Most books, articles, blogs, and leadership trainings that start out like this end up the same, with people leaving thinking, wow, I totally agree. I remember working for that boss who stressed me out and I wasn’t motivated to go the extra mile. I invite you to not think about that boss, and encourage you to think if you’re that boss. I’ve been fortunate to have conversations with CEOs, HR leaders, and emerging leaders around the world. What I’ve realized is people don’t realize when they are that bad roommate. It’s often not intentional. As a matter of fact, most bosses have a way of doing things that they think is the right way and don’t realize they are holding people back, or worse, demotivating their top talent. There is often a gap between a leaders intention and their impact.
Leadership is about intentional influence. Gone are the days where just doing work gets results. It’s about work and working through others. You need to be aware of your leadership presence if you want to get the most out of people to lead productivity. Let’s start by taking a look at your leadership and asking yourself a few questions.
1) Do people give me unsolicited advice and/or feedback? If the answer is no, there is a good chance you are using your positional power rather than influence.
Simple Strategy: Start with a couple people you know want you to succeed. Ask them how you can get more advice and feedback. Next ask a couple people you are not always aligned with and let them know you’d like to get some of their advice and feedback once a quarter. This often results in less blind spots, less surprises, and more leadership impact.
2) Do people do things I need to get done without me asking? If the answer is no, there is a good chance you are a divider rather than a multiplier of human capital. Meaning, you have an opportunity to get people to take more initiative and get them to be more motivated to work with you.
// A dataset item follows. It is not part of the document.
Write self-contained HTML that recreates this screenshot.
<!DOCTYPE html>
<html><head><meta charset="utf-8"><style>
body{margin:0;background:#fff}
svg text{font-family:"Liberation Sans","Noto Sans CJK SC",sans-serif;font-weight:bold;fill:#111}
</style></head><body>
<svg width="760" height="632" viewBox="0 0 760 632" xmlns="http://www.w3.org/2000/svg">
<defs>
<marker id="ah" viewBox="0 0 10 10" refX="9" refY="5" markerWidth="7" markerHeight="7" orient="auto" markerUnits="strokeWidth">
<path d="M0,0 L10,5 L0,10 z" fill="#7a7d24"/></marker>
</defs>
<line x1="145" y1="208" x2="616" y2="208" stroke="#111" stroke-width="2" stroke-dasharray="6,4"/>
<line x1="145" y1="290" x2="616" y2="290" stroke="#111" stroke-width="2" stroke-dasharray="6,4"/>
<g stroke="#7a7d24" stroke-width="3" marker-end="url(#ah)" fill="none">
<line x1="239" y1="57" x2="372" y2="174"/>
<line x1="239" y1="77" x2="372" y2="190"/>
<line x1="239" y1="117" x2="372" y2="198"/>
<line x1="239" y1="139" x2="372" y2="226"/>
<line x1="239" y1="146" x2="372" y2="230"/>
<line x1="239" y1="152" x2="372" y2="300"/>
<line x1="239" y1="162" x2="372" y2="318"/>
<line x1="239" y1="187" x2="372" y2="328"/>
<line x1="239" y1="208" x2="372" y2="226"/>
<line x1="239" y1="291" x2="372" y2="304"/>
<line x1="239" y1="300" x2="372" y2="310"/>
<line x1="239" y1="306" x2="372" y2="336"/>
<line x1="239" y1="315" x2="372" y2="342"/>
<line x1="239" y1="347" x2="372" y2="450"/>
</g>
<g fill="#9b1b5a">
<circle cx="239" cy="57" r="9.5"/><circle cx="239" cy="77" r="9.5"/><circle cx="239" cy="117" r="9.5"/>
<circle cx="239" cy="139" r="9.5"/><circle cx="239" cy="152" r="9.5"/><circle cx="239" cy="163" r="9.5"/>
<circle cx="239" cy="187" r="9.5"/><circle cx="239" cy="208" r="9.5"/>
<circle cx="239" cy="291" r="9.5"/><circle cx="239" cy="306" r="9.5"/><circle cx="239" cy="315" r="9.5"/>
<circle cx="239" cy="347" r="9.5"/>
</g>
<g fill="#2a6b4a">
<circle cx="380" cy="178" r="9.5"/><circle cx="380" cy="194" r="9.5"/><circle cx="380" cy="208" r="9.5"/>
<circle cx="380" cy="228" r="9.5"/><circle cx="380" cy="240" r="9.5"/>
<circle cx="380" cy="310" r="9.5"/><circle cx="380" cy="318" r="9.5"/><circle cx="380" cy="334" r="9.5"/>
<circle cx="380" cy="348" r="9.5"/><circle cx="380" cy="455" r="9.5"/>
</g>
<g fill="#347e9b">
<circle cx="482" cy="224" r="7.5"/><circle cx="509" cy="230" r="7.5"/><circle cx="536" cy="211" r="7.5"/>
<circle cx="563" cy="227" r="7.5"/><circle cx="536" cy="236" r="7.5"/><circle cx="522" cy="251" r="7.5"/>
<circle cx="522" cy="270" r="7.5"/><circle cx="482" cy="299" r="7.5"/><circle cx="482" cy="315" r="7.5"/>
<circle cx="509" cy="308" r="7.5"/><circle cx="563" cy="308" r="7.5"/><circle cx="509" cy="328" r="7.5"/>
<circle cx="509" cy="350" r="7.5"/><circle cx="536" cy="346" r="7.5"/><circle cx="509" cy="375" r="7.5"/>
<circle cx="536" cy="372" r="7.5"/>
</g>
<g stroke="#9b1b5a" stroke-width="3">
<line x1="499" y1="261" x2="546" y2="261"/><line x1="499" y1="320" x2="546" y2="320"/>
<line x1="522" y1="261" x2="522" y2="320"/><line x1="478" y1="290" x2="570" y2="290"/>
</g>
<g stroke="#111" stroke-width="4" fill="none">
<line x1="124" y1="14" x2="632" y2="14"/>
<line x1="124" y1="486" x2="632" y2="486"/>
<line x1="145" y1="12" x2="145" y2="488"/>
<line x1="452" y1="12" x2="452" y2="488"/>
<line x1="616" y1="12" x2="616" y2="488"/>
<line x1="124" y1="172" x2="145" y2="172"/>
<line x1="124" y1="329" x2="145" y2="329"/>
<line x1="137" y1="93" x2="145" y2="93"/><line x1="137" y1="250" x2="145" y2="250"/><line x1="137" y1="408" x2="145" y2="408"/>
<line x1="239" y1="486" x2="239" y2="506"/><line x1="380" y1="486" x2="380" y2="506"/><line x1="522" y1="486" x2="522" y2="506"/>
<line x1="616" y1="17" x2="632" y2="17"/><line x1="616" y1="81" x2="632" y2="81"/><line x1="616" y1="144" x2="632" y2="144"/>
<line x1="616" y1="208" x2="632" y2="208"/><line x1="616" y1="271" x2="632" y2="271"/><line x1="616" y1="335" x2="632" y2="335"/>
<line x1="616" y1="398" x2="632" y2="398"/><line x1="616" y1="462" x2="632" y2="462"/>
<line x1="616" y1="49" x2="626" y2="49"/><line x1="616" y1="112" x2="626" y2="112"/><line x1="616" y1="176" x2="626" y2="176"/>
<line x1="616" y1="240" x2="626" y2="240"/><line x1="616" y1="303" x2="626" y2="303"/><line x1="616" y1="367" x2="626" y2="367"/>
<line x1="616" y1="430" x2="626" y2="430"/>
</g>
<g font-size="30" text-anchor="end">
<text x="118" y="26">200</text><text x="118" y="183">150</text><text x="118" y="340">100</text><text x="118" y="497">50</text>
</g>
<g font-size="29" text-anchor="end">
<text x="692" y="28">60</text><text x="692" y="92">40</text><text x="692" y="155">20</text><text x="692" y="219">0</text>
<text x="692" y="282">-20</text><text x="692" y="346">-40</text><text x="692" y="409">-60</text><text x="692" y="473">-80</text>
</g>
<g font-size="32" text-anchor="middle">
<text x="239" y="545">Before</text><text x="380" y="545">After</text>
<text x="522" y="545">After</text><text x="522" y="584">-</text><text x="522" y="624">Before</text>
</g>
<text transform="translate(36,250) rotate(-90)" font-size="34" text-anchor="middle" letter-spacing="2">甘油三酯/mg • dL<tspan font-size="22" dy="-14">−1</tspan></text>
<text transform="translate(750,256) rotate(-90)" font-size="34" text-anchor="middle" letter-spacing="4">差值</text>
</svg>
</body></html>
Simple Strategy: Ask your direct reports two questions. “What is one thing about my leadership approach that is helpful to you? What is one thing about my leadership approach that I can adapt that will be helpful to you? Regardless of the responses, express appreciation for the advice. You don’t need to make the changes, but you do need to let people know that they were heard and you will give their advice some thought. It’s ok if you get different answers from different people. Adapt your approach to people and situations.
3) Do I know what people think of me when I enter and exit a room? If the answer is no, it’s likely you are not matching your intentions with your impact. Your leadership brand speaks just as loud as your words, whether you are intentional about it or not.
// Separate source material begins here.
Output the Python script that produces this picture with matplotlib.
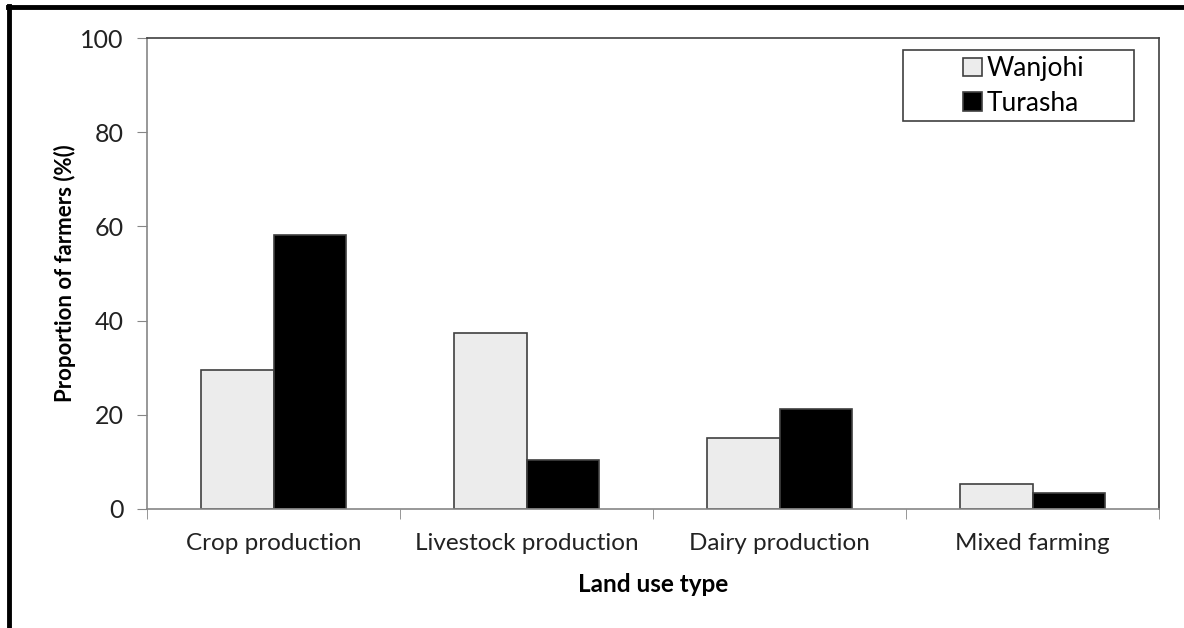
import numpy as np
import matplotlib.pyplot as plt
from matplotlib.lines import Line2D
from matplotlib.patches import Rectangle

plt.rcParams['font.family'] = ['Lato', 'DejaVu Sans']

# land use shares per site
categories = ['Crop production', 'Livestock production', 'Dairy production', 'Mixed farming']
wanjohi = [29.5, 37.4, 15.0, 5.4]
turasha = [58.2, 10.3, 21.2, 3.5]
yticks = [0, 20, 40, 60, 80, 100]

W, H = 1184, 628
fig = plt.figure(figsize=(W/100, H/100), dpi=100)
ax = fig.add_axes([147/W, 1 - 509/H, (1159 - 147)/W, (509 - 38)/H])

x = np.arange(len(categories))
w = 0.285
ax.bar(x - w/2, wanjohi, w, color='#ececec', edgecolor='#404040', linewidth=1.2, label='Wanjohi')
ax.bar(x + w/2, turasha, w, color='black', edgecolor='#404040', linewidth=1.2, label='Turasha')

ax.set_xlim(-0.5, len(categories) - 0.5)
ax.set_ylim(0, 100)
ax.set_yticks(yticks)
ax.set_xticks(x)
ax.set_xticklabels(categories)
ax.set_xticks(np.arange(len(categories) + 1) - 0.5, minor=True)
ax.tick_params(axis='x', which='major', length=0, pad=17, labelsize=17.5, colors='#222222')
ax.tick_params(axis='x', which='minor', length=7, color='#868686', direction='out')
ax.tick_params(axis='y', length=7, color='#868686', direction='out', pad=10, labelsize=18, labelcolor='#222222')

for s in ['left', 'bottom']:
    ax.spines[s].set_color('#868686')
for s in ['top', 'right']:
    ax.spines[s].set_color('#404040')
for s in ax.spines.values():
    s.set_linewidth(1.2)

ax.set_ylabel('Proportion of farmers (%()', fontsize=16, fontweight='bold', labelpad=3)
ax.set_xlabel('Land use type', fontsize=17.5, fontweight='bold', labelpad=14)

# legend entries centred in a wider hand-drawn box
leg = ax.legend(loc='center', bbox_to_anchor=(1024/W, 1 - 86/H), bbox_transform=fig.transFigure,
                fontsize=19, frameon=False, handlelength=0.7, handleheight=0.7,
                handletextpad=0.2, labelspacing=0.35, borderpad=0)
fig.add_artist(Rectangle((903/W, 1 - 121/H), 231/W, 71/H, transform=fig.transFigure,
                         facecolor='none', edgecolor='#404040', linewidth=1.2))

# thick frame along top and left of the figure
fig.add_artist(Line2D([8/W, 1], [1 - 7/H, 1 - 7/H], color='black', linewidth=3.5, transform=fig.transFigure))
fig.add_artist(Line2D([9/W, 9/W], [0, 1 - 6/H], color='black', linewidth=3.5, transform=fig.transFigure))

fig.savefig('out.png', dpi=100)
Simple Strategy: Know your Leadership Brand. First, write down the top three things you want people to think or feel when you enter a room. Then write down the top three things you want people to think or feel when you leave a room. Next, ask a few people what they think when you enter a room and exit a room. See what the differences are in your intentional brand and what is actually happening. Get some advice from a trusted colleague or a coach to guide a couple simple shifts to move toward your aspirational Leadership Brand.
The OnPoint Point: Leadership is tough and a contact sport. If you just “do” without asking, you are likely missing out on a lot of productivity. These suggestions aren’t easy, but they are simple. Every step counts. Make a move.